You increase the odds of success for anything you do in your life by having a plan. It’s no different from starting a company and entering the entrepreneurship world. Apart from designing a business plan, you need to have a roadmap for your finances. That’s why it’s important to create a sound financial plan for startup business.
Our guide will help to understand what to include in that plan. It reveals how to cover all scenarios and details, which maximizes your chances of achieving financial goals. Keep reading to learn more about planning and using the money invested in your startup wisely!
What Does a Financial Plan for a Startup Include?
A financial plan focuses on money and outlines how your company will manage it in the future. It explains your current financial situation and underlines your plans for the specified period.
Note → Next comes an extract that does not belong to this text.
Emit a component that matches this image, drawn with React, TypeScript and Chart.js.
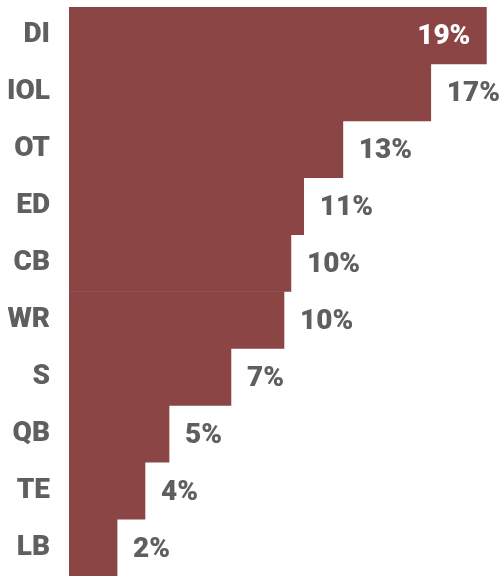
import React, { useEffect, useRef } from "react";
import { Chart, registerables } from "chart.js";

Chart.register(...registerables);

const positions = ["DI", "IOL", "OT", "ED", "CB", "WR", "S", "QB", "TE", "LB"];
const shares = [19.28, 16.71, 12.65, 10.84, 10.25, 9.93, 7.48, 4.62, 3.51, 2.22];
const axisMax = 20;

const BAR = "#8B4545";
const TEXT = "#5f5f5f";
const FONT = "Roboto, 'Noto Sans', sans-serif";

const valueLabels = {
  id: "valueLabels",
  afterDatasetsDraw(chart: any) {
    const { ctx, chartArea } = chart;
    const meta = chart.getDatasetMeta(0);
    ctx.save();
    ctx.font = `900 28px ${FONT}`;
    ctx.textBaseline = "middle";
    meta.data.forEach((bar: any, i: number) => {
      const text = Math.round(shares[i]) + "%";
      const w = ctx.measureText(text).width;
      const y = bar.y + 2;
      if (bar.x + 16 + w > chartArea.right) {
        ctx.fillStyle = "#ffffff";
        ctx.textAlign = "right";
        ctx.fillText(text, bar.x - 16, y);
      } else {
        ctx.fillStyle = TEXT;
        ctx.textAlign = "left";
        ctx.fillText(text, bar.x + 16, y);
      }
    });
    ctx.restore();
  },
};

export default function App() {
  const ref = useRef<HTMLCanvasElement>(null);
  useEffect(() => {
    document.body.style.margin = "0";
    const chart = new Chart(ref.current!, {
      type: "bar",
      data: {
        labels: positions,
        datasets: [
          {
            data: shares,
            backgroundColor: BAR,
            borderWidth: 0,
            barPercentage: 1,
            categoryPercentage: 1,
          },
        ],
      },
      options: {
        indexAxis: "y",
        animation: false,
        responsive: false,
        maintainAspectRatio: false,
        layout: { padding: { top: 7, right: 2, bottom: 0, left: 0 } },
        plugins: { legend: { display: false }, tooltip: { enabled: false } },
        scales: {
          x: { display: false, min: 0, max: axisMax },
          y: {
            grid: { display: false, drawTicks: false },
            border: { display: false },
            ticks: {
              color: TEXT,
              font: { family: FONT, size: 28, weight: "900" },
              padding: 19,
            },
            afterFit: (s: any) => {
              s.width = 69;
              s.paddingTop = 0;
              s.paddingBottom = 0;
            },
          },
        },
      },
      plugins: [valueLabels],
    });
    return () => chart.destroy();
  }, []);
  return (
    <div style={{ width: 504, height: 576 }}>
      <canvas ref={ref} width={504} height={576} style={{ display: "block" }} />
    </div>
  );
}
It also discusses how you plan to achieve those objectives.
Here is a brief overview of the elements included in the financial plan for startup business:
- Expenses, including variable and fixed ones
- Financial statements for startups
- Potential profit
- Break-even point
- Cash flow adjustments
- Cash balance
- Gross/operating margins
It’s up to you how detailed the financial plan would be. It helps to hire a professional to analyze your current situation and make suggestions based on financial reports.
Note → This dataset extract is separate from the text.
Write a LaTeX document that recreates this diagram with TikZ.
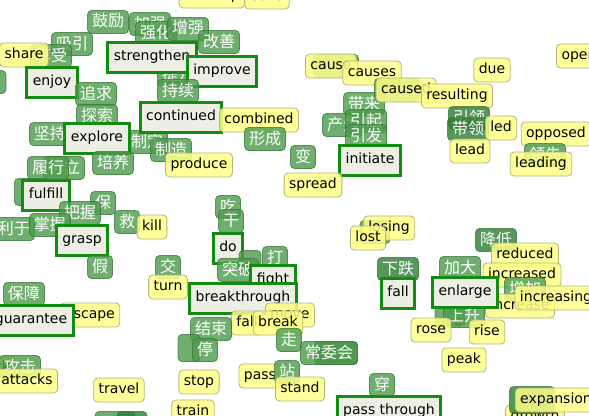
\documentclass[tikz,border=0pt]{standalone}
\usepackage{fontspec}
\newfontfamily\enfont{DejaVu Sans}
\newfontfamily\zhfont{Noto Sans CJK SC}
\definecolor{ywf}{HTML}{FFFF88}
\definecolor{ywb}{HTML}{B0AA78}
\definecolor{gnf}{HTML}{4C9A4C}
\definecolor{gnb}{HTML}{3E7A3E}
\definecolor{gdf}{HTML}{2E7D32}
\definecolor{bxf}{HTML}{EDEFE4}
\definecolor{bxb}{HTML}{148C14}
\tikzset{
  yw/.style={draw=ywb, fill=ywf, fill opacity=0.85, draw opacity=0.9, text opacity=1, rounded corners=4pt, line width=0.8pt, inner xsep=5pt, inner ysep=0pt, minimum height=24pt, font=\enfont\fontsize{14}{16}\selectfont, text=black, text height=10.5pt, text depth=3pt},
  gn/.style={draw=gnb, fill=gnf, fill opacity=0.8, draw opacity=0.8, text opacity=1, rounded corners=4pt, line width=0.8pt, inner xsep=4.5pt, inner ysep=0pt, minimum height=23pt, minimum width=25pt, font=\zhfont\fontsize{16}{18}\selectfont, text=white, text height=12pt, text depth=2pt},
  gd/.style={gn, fill=gdf},
  bx/.style={draw=bxb, fill=bxf, line width=3pt, inner xsep=6pt, inner ysep=0pt, minimum height=30pt, font=\enfont\fontsize{14}{16}\selectfont, text=black, text height=10.5pt, text depth=3pt}
}
\begin{document}
\begin{tikzpicture}[x=1pt,y=-1pt]
\path[use as bounding box, fill=white] (0,0) rectangle (589,415);
% top
\node[yw] (develop) at (212,-4) {develop};
\node[yw] (build) at (267,-3) {build};
% top left
\node[gn] (guli) at (108,22) {鼓励};
\node[gn] (jiaqiang) at (150,24) {加强};
\node[gn] (qianghua) at (156,33) {强化};
\node[gn] (zengqiang) at (188,29) {增强};
\node[gn] (gaishan) at (219,42) {改善};
\node[gn] (xiyin) at (72,44) {吸引};
\node[gn] (xiangshou) at (51,56) {享受};
\node[yw] (share) at (24,55) {share};
\node[gn] (tisheng) at (178,75) {提升};
\node[bx] (strengthen) at (152,57) {strengthen};
\node[bx] (improve) at (222,71) {improve};
\node[gn, minimum width=30pt] (leftedge) at (-9,82) {};
\node[bx] (enjoy) at (52,82) {enjoy};
\node[gn] (zhuiqiu) at (96,94) {追求};
\node[gn] (tansuo) at (97,116) {探索};
\node[gn] (chixu) at (178,91) {持续};
\node[gn] (jianchi) at (50,134) {坚持};
\node[gn] (zhiding) at (147,142) {制定};
\node[bx] (explore) at (97,138) {explore};
\node[bx] (continued) at (181,117) {continued};
\node[yw] (combined) at (259,120) {combined};
\node[gn] (xingcheng) at (265,139) {形成};
\node[gn] (zhizao) at (171,150) {制造};
\node[yw] (produce) at (199,165) {produce};
\node[gn] (peiyang) at (113,163) {培养};
\node[gn] (shuli) at (64,168) {树立};
\node[gn] (lvxing) at (48,168) {履行};
\node[gn, minimum width=35pt, minimum height=27pt] (fulback) at (32,192) {};
\node[bx] (fulfill) at (46,195) {fulfill};
\node[gn] (bao) at (103,203) {保};
\node[gn] (baowo) at (80,213) {把握};
\node[gn] (jiu) at (127,222) {救};
\node[yw] (kill) at (152,227) {kill};
\node[gn] (liyu) at (14,229) {利于};
\node[gn] (zhangwo) at (50,225) {掌握};
\node[bx] (grasp) at (82,240) {grasp};
\node[gn] (jia) at (100,267) {假};
\node[gn] (jiao) at (168,267) {交};
% center top
\node[gn] (bian) at (303,157) {变};
\node[gn] (dailai) at (364,104) {带来};
\node[gn] (chansheng) at (343,125) {产生};
\node[gn] (yinqi) at (366,121) {引起};
\node[gn] (yinfa) at (366,136) {引发};
\node[bx] (initiate) at (370,160) {initiate};
\node[yw] (spread) at (313,185) {spread};
\node[gn, minimum width=45pt] (causeg) at (336,66) {};
\node[yw] (cause) at (331,66) {cause};
\node[yw] (causes) at (372,73) {causes};
\node[gn, minimum width=45pt] (causedg) at (397,90) {};
\node[yw] (caused) at (406,90) {caused};
\node[yw] (resulting) at (457,96) {resulting};
\node[yw] (due) at (492,70) {due};
\node[yw] (open) at (579,56) {open};
\node[gd] (yinling) at (469,118) {引领};
\node[gd] (dailing) at (468,129) {带领};
\node[yw] (led) at (501,128) {led};
\node[yw] (lead) at (470,151) {lead};
\node[yw] (opposed) at (556,134) {opposed};
\node[gn] (lingxian) at (545,155) {领先};
\node[yw] (leading) at (541,164) {leading};
% middle
\node[gn] (chi) at (228,207) {吃};
\node[gn] (gan) at (231,221) {干};
\node[bx] (do) at (228,248) {do};
\node[gn, minimum width=22pt] (daback) at (250,262) {};
\node[gn] (da) at (275,258) {打};
\node[gn] (tupo) at (238,270) {突破};
\node[bx] (fight) at (273,280) {fight};
\node[yw] (turn) at (168,287) {turn};
\node[bx] (breakthrough) at (243,298) {breakthrough};
\node[yw] (fallb) at (247,323) {fall};
\node[yw] (move) at (290,315) {move};
\node[yw] (break) at (278,323) {break};
\node[gn] (zou) at (289,340) {走};
\node[gd, minimum width=43pt] (cwhback) at (336,353) {};
\node[gn] (changweihui) at (329,353) {常委会};
\node[gn] (jieshu) at (211,329) {结束};
\node[gn, minimum width=22pt, minimum height=27pt] (tingback) at (189,348) {};
\node[gn] (ting) at (205,350) {停};
\node[yw] (stop) at (199,382) {stop};
\node[yw] (pass) at (260,376) {pass};
\node[gn] (zhan) at (287,372) {站};
\node[yw] (stand) at (300,389) {stand};
\node[gn] (chuan) at (382,385) {穿};
\node[bx] (passthrough) at (389,411) {pass through};
\node[yw] (train) at (193,412) {train};
\node[yw] (travel) at (119,390) {travel};
\node[gn, minimum width=40pt] (botg1) at (115,423) {};
\node[gd, minimum width=30pt] (botg2) at (132,423) {};
% left bottom
\node[gn] (baozhang) at (24,294) {保障};
\node[yw] (escape) at (90,315) {escape};
\node[bx] (guarantee) at (31,320) {guarantee};
\node[yw] (attack) at (-12,368) {attack};
\node[gn] (gongji) at (20,367) {攻击};
\node[yw] (attacks) at (27,381) {attacks};
% right
\node[gn, minimum width=30pt] (losingg) at (375,232) {};
\node[yw] (losing) at (389,228) {losing};
\node[yw] (lost) at (368,238) {lost};
\node[gd] (jiangdi) at (496,240) {降低};
\node[yw] (reduced) at (525,255) {reduced};
\node[gn] (jiada) at (460,268) {加大};
\node[yw] (increased) at (522,275) {increased};
\node[gd] (xiadie) at (398,269) {下跌};
\node[bx] (fall) at (398,293) {fall};
\node[gn] (zengjia) at (525,289) {增加};
\node[yw] (increase) at (520,306) {increase};
\node[yw] (increasing) at (556,298) {increasing};
\node[gn, minimum width=30pt] (shangback) at (450,314) {};
\node[gn] (shangsheng) at (464,316) {上升};
\node[bx] (enlarge) at (465,292) {enlarge};
\node[yw] (rose) at (431,330) {rose};
\node[yw] (rise) at (487,332) {rise};
\node[yw] (peak) at (464,360) {peak};
\node[yw] (growth) at (535,417) {growth};
\node[gd, minimum width=45pt, minimum height=27pt] (expg) at (532,400) {};
\node[yw] (expansion) at (556,400) {expansion};
\end{tikzpicture}
\end{document}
Why Should Startups Have a Financial Plan?
Running out of money is the most common reason why entrepreneurs close their startup companies. It’s not easy to succeed in today’s turbulent market. But if you have a financial plan on how to manage the money available, it increases the odds of a positive outcome.
Check out these reasons why a startup should have a financial plan:
- Be aware of how much revenue you could generate in the coming months
- Plan fixed expenses and be prepared for unexpected ones
- Figure out how much you can spend on marketing and other activities
- Discover if you can hire new staff members
- Attract investors by showing you manage finances sensibly
Tips to Make the Best Financial Plan and startup profit and loss statement
If you have existing financial data, start by analyzing it. From there, it could be easier to make reliable projections about revenues, expenses, sales, etc. Your financial plan could cover the next couple of months or an entire year. Here are some tips to make the document more reliable!
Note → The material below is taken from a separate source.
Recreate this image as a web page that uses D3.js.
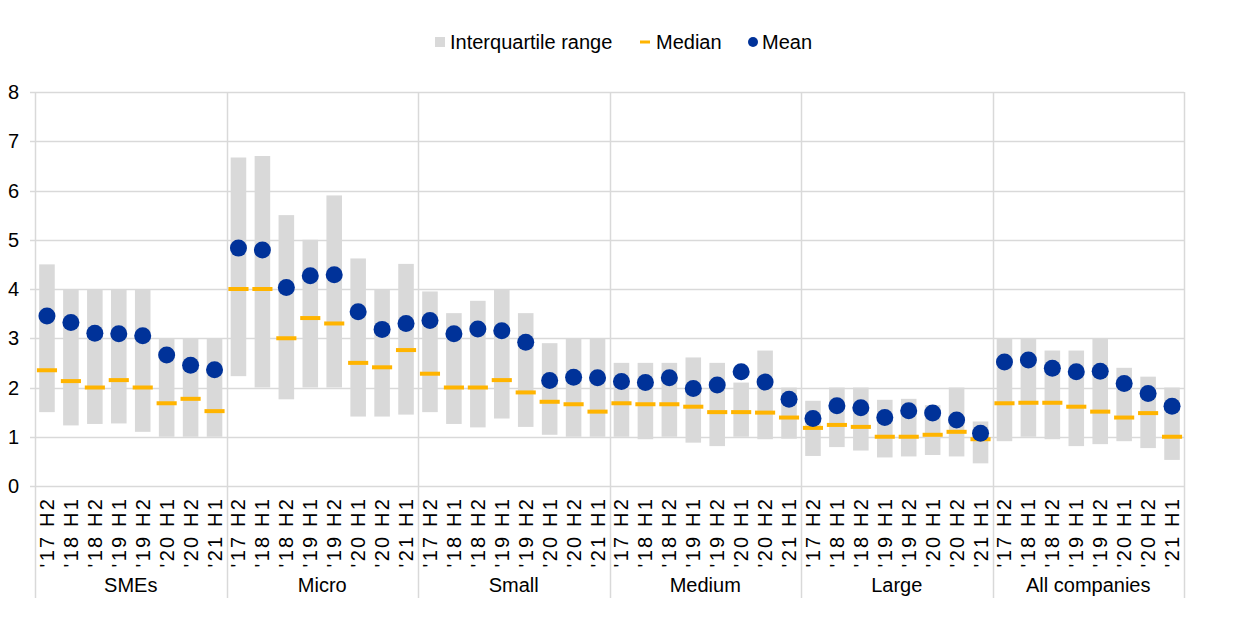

Be Aware That Multiple Scenarios Are Possible
You might think that you have a reliable sales projection for the upcoming months. But the truth is the market is unpredictable, and you can never be 100% sure. That’s why it’s important to establish multiple scenarios, including:
- Baseline plan with steady projections that seem realistic
- Upside plan that exceeds your realistic expectations
- The worst-case scenario that covers what could go wrong
You begin by setting a baseline. Do you think your cash flow won’t likely change much in the coming months? Do you have reasons to believe you’ll maintain at least the same income as today? These realistic projections should be a part of your baseline scenario. This plan also includes you won’t make sudden moves in running the business.
Next, it’s time to be optimistic and create an upside scenario. What if you increase sales and profit? Customers might like your products and recommend them to friends, which leads to a sudden sale boost. But you can’t just hope for this miracle. Try to assess and mention how you could make this happen.
You hope for the best but need to be ready for the worst. That’s why you should create a downside scenario. It gets you ready for the future where your expenses increase but revenues decrease. You might try to predict what could go wrong and how to counteract it. This is vital because you could have a strategy ready if the worst-case scenario actually occurs.
Try to Predict How Different Moves Could Contribute to Your Business
You’ll also be envisioning scenarios here, but the difference is you’ll be the one taking action. Let’s say you are considering increasing a product price. Do you believe that would help generate more revenue, or you’ll be costlier than the competition and lose some customers?
Some other moves to consider include:
- Is it smart to invest more in marketing, and which channel is the best choice?
- Can creating a new website help attract more customers?
- Do you have the financial means to support a new product launch?
- Can a new service increase your overall revenue?
Plan Your Revenue Carefully
Any business lives from revenues, and they are critical for startups. This is a major category of your financial plan, so aim for the highest accuracy level. First, you need to identify how you plan to generate revenues.
Are you counting on product sales? Do you believe that event you are planning will generate income? Can that online advertising campaign attract new customers? A detailed strategy for each department might be a part of your strategic plan. From a financial perspective, it’s important to note potential revenue sources and how much they could generate. For example, if you use a Facebook advertisement campaign, specify the results you’d consider satisfying. Try to make an educated guess and avoid making assumptions.
Final Thoughts – The Importance of Making and Reviewing a Financial Plan
Preparation has always been the key to success. If you run a business, managing your finances is imperative. You need to know how much money you have available and what could happen to your finances in the future. It’s why you need a financial plan.
You shouldn’t stop when you create a financial plan. It’s vital to monitor it and see how the future plays out. Based on that, you should return to the plan and make the necessary adjustments. If anything unpredictable happens, it indicates you should change the previous plan. It always helps to work with an expert since they can help you get accurate predictions and secure a better financial future for your company.